begin DATA SHOWN

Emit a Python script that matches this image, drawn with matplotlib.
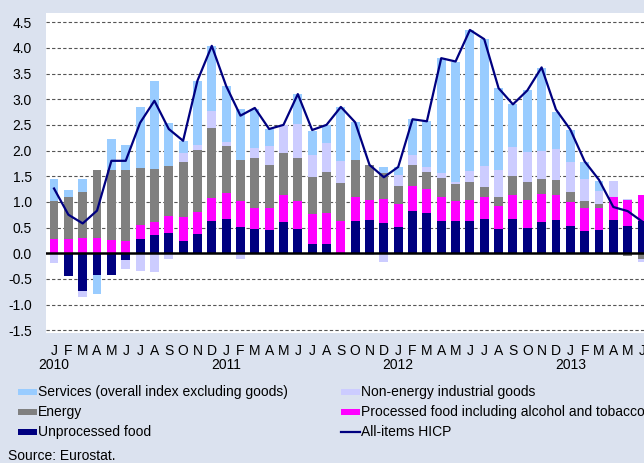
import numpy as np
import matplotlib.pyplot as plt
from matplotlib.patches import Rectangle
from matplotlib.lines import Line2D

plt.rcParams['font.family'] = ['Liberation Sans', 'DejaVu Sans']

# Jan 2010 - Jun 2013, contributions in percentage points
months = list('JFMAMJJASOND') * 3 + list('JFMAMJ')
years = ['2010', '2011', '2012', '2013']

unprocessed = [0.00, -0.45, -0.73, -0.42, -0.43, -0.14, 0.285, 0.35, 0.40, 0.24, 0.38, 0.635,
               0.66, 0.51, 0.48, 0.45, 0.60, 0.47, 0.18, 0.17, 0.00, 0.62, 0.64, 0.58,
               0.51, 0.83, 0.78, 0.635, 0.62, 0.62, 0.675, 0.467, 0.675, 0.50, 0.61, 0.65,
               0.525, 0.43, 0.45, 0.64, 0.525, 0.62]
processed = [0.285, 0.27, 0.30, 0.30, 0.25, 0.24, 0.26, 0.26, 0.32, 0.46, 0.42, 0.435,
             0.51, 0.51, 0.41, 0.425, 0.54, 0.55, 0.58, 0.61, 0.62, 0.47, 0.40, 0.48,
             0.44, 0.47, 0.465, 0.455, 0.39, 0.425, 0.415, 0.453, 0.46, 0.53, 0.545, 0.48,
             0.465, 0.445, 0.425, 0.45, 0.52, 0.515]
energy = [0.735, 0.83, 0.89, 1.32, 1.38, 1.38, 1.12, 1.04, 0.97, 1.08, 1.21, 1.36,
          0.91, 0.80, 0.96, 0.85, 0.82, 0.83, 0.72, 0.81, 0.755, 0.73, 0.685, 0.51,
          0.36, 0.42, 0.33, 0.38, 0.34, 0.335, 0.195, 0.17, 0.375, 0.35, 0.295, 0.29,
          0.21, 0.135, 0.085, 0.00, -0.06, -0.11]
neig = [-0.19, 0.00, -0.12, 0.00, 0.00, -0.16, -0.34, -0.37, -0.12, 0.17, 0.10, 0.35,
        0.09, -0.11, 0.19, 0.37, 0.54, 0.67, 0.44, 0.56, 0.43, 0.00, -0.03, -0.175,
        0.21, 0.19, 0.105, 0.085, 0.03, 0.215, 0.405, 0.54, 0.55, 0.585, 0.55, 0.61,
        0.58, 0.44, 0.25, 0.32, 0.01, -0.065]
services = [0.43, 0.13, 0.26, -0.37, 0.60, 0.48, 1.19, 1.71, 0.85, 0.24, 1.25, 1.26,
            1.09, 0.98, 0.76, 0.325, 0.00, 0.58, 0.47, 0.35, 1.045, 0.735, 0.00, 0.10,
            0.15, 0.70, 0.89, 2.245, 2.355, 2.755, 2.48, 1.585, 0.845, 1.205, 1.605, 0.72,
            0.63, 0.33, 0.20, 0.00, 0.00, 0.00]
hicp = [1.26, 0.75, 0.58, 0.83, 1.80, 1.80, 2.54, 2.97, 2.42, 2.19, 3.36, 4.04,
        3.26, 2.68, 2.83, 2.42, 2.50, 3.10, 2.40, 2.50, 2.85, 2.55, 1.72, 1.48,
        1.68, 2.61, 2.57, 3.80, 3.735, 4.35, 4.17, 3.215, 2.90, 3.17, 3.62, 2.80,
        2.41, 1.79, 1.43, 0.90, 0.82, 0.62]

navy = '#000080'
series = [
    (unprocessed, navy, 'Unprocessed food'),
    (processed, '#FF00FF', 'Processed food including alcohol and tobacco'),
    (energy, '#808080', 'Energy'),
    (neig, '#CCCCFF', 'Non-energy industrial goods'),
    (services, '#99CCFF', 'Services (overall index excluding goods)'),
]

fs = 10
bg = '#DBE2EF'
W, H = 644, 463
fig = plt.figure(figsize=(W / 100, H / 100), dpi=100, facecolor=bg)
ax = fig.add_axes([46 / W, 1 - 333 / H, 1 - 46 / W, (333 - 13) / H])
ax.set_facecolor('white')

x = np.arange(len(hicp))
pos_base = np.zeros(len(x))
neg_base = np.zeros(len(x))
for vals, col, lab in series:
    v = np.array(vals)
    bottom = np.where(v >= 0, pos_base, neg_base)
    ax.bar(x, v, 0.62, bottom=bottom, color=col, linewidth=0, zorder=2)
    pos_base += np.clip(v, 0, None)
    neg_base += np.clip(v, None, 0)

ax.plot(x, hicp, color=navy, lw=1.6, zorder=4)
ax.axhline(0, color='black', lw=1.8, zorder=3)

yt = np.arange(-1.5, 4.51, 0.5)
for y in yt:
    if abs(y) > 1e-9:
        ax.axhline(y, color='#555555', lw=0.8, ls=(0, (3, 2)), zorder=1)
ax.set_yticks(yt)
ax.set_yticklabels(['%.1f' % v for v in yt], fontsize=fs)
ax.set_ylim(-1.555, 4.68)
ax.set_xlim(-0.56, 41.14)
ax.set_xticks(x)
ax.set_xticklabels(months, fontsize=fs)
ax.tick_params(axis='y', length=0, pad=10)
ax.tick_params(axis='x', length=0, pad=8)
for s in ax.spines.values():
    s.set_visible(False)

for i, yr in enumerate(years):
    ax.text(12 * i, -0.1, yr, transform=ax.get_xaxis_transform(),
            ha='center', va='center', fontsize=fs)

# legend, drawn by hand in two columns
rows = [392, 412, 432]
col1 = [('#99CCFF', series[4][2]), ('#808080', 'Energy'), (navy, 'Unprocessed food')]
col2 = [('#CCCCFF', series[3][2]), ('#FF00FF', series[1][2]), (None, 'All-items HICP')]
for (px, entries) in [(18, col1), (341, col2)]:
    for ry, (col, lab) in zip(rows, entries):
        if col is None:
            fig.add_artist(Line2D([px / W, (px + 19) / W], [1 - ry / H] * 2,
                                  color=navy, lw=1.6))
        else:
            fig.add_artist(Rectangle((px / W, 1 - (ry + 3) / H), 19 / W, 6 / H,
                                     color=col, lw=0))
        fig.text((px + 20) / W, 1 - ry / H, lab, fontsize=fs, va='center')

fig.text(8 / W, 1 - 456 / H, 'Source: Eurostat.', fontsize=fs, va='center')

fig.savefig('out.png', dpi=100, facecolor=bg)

end DATA SHOWN
begin DATA SHOWN

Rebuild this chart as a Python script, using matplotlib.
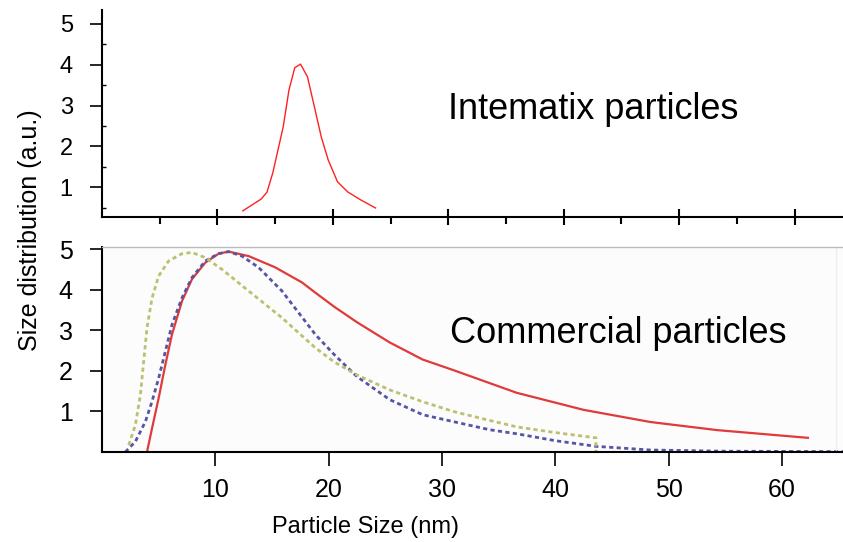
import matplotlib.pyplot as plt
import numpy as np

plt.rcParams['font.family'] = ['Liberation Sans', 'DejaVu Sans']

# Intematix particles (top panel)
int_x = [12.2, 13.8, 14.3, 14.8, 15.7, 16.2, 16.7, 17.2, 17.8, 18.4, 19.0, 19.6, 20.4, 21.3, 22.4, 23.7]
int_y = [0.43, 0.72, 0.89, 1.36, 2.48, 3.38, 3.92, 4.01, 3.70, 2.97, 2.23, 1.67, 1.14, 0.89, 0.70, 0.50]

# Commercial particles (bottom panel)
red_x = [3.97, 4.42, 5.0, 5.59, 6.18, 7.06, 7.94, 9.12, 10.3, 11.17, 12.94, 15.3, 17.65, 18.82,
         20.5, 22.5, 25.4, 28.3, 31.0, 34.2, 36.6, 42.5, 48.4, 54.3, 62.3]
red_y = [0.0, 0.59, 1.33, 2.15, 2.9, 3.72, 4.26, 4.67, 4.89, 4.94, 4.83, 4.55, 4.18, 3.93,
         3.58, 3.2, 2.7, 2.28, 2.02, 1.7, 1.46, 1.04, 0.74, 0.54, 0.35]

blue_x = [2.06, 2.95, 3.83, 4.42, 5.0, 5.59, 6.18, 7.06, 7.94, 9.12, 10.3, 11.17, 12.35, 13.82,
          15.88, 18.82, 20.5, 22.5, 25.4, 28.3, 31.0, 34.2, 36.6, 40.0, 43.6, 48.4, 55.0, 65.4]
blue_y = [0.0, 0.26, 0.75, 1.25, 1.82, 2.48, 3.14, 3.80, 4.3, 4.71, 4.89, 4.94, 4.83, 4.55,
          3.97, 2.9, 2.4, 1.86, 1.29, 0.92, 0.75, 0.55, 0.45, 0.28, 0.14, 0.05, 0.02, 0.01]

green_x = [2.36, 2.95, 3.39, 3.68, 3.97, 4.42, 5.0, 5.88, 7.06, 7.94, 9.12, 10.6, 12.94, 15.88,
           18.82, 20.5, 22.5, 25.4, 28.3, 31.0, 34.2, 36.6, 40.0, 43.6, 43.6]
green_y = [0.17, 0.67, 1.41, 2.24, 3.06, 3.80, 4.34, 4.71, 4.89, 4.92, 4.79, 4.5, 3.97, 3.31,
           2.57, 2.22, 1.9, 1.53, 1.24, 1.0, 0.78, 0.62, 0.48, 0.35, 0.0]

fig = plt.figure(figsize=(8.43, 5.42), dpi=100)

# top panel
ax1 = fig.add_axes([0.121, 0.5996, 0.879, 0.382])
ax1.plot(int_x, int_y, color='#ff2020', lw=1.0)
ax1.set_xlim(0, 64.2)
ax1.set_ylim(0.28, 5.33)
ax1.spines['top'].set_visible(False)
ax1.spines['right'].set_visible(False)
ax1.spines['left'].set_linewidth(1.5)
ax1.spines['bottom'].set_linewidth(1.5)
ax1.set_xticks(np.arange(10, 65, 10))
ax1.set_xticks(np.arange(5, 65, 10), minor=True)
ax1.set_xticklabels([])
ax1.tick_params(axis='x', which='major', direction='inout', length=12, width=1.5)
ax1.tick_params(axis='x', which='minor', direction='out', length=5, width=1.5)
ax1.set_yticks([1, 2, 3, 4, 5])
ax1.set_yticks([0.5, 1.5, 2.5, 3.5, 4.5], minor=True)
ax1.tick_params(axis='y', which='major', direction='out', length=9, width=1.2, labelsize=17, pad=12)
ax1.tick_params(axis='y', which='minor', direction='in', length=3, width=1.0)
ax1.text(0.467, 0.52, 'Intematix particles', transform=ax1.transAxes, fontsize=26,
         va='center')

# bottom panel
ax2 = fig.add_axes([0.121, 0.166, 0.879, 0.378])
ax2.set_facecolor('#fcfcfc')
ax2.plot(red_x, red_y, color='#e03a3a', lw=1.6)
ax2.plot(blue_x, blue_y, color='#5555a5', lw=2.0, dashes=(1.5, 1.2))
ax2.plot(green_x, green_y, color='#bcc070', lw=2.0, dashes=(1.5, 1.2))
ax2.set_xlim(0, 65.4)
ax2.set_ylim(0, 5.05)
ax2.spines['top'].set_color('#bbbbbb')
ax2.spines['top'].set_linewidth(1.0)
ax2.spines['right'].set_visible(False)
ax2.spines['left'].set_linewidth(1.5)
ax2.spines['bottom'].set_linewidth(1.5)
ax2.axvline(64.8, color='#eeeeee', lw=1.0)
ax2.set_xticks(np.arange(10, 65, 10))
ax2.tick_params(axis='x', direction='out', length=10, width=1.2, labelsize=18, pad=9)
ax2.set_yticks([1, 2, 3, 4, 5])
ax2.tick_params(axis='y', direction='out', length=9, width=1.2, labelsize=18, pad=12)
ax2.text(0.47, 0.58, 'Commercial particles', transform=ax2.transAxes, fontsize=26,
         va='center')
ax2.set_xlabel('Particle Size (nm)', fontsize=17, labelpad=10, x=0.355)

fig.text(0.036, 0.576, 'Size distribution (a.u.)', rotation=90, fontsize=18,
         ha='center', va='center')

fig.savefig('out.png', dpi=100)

end DATA SHOWN
begin DATA SHOWN

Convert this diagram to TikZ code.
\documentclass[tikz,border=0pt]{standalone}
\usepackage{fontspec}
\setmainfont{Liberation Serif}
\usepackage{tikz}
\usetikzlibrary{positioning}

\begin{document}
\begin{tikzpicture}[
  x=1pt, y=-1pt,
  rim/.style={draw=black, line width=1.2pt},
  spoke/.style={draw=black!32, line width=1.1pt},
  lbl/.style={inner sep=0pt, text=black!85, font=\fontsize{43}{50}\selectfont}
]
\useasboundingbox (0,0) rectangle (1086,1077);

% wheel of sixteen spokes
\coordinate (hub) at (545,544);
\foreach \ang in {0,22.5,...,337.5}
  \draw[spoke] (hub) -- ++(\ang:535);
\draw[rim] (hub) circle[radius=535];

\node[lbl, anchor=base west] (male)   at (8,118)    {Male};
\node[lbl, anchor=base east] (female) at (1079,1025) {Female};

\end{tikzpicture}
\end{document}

end DATA SHOWN

> _TASK INSTRUCTIONS_
Pictures excluded, retype exactly the lines running from the one with "Emit a Python" through the one with "years = ['2010', '2011', '2012', '2013']". Include both end lines and nothing more.

> _THE REPLY_
Emit a Python script that matches this image, drawn with matplotlib.
import numpy as np
import matplotlib.pyplot as plt
from matplotlib.patches import Rectangle
from matplotlib.lines import Line2D

plt.rcParams['font.family'] = ['Liberation Sans', 'DejaVu Sans']

# Jan 2010 - Jun 2013, contributions in percentage points
months = list('JFMAMJJASOND') * 3 + list('JFMAMJ')
years = ['2010', '2011', '2012', '2013']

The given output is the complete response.